University of Texas at Dallas (UT-Dallas) astronomers studied the process of pairs of rotating black holes merging into single bodies. Astrophysicists have spent decades trying to determine details of what happens to the enigmatic bodies during such collisions.

Gravity waves, warps in spacetime similar to ripples on a pond, were first predicted by Albert Einstein in his General Theory of Relativity. The famous physicist stated that supermassive bodies in binary systems would slowly spiral in toward each other as energy was lost to space through these waves. However, these waves are extremely difficult to detect, and have never been directly observed by astronomers.

"In a binary black hole system, where you have two massive objects orbiting each other and exerting forces on each other, they are accelerating and emitting gravitational waves. The energy lost to gravitational waves causes the black holes to spiral closer and closer together until they merge," Michael Kesden, assistant professor of physics at UT Dallas, said.
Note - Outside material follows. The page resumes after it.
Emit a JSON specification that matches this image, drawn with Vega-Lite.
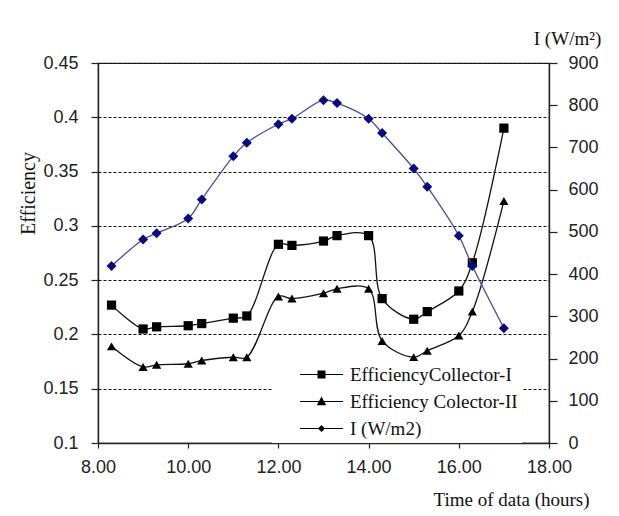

As rotating black holes orbit each other, each body can be described by their spin angular momentum, a measurement of the rotational rate and direction of its axis. In the case of a spinning top, the axis would point straight up-and-down when spinning first begins. Over time, the axis begins to rotate, in a process known as precession. Rotating bodies also have an orbital angular momentum, also derived from spin rate and direction.

"In these systems, you have three angular momenta, all changing direction with respect to the plane of the orbit - the two spin angular momenta and the one orbital angular momentum. The solutions that we now have describe the orientations of the precessing black hole spins," Kesden said.

The new equations will allow astrophysicists to model these systems far more efficiently than before, allowing simulations to take place in seconds, rather than years.

Astronomers observe the Universe over several wavelengths of light, using instruments designed to detect various frequencies of electromagnetic radiation. If engineers and other researchers are, one day, able to reliably detect and record gravitational waves, the instruments could herald a new age in astronomy, as important as the development of radio telescopes. Such observations could help astronomers better understand how black holes formed when the Universe was just a few percent of its current age. Such information could help researchers understand how our Universe developed into the form we see it today.

The Laser Interferometer Gravitational-Wave Observatory (Ligo) could become the first instrument to detect gravity waves, possibly by the end of 2015.

Analysis of how black holes in binary systems merge into single bodies was profiled in the journal Physical Review Letters.